Selain menyebut Uighur dan Rohingya, Paus Fransiskus juga mengatakan orang-orang yang mengatakan penggunaan masker merupakan bentuk pemaksaan adalah "korban dalam imajinasi mereka" dan memuji mereka yang memprotes kematian George Floyd karena berkumpul di sekitar "kemarahan sehat" yang menyatukan mereka.

Dukungan Paus Franciskus untuk pendapatan dasar universal (UBI), sebuah kebijakan kontroversial yang dianut oleh beberapa ekonom dan sosiolog di mana pemerintah memberikan sejumlah uang tetap kepada setiap warga negara tanpa syarat, adalah hal yang paling jelas.

China membantah

Namun pemerintah China menyangkal adanya tuduhan pelanggaran HAM di Xinjiang. Mereka menegaskan,  kamp-kamp itu adalah pusat pelatihan kejuruan yang dibangun untuk mengatasi ancaman ekstremisme agama.

Pihak China telah lama bersikeras untuk membuat keputusan akhir tentang semua pengangkatan uskup di negara itu, tetapi perjanjian 2018 mengakhiri ketegangan puluhan tahun antara Vatikan dan China. Kedua belah pihak sebelumnya memutuskan hubungan diplomatik formal pada 1951. Detail perjanjian tersebut tidak pernah dipublikasikan dan telah dikritik oleh beberapa orang, termasuk Menteri Luar Negeri AS Mike Pompeo.

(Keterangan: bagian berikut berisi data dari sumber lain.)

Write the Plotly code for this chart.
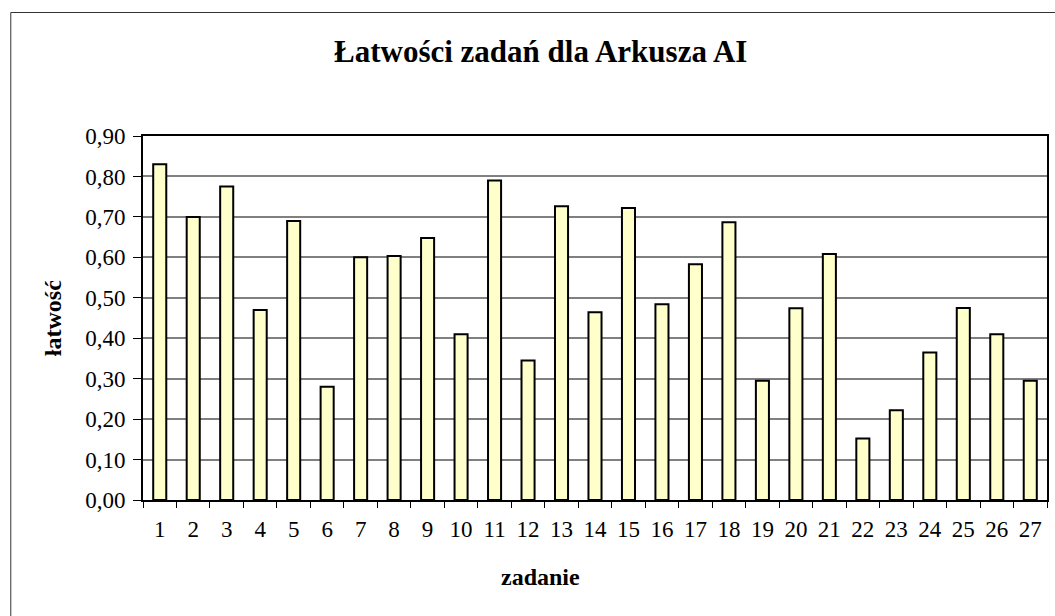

Berbicara pada jumpa pers rutin, juru bicara Kementerian Luar Negeri China Zhao Lijian mengatakan bahwa Paus Fransiskus yang menyebut Uighur ke dalam daftar orang-orang yang dianiaya adalah "sama sekali tidak berdasar."

"Ada 56 kelompok etnis di China dan kelompok etnis Uighur adalah anggota yang setara dengan keluarga besar bangsa China. Pemerintah China selalu memperlakukan (semua) kelompok minoritas secara setara dan melindungi hak dan kepentingan mereka yang sah," tegas Zhao Lijian.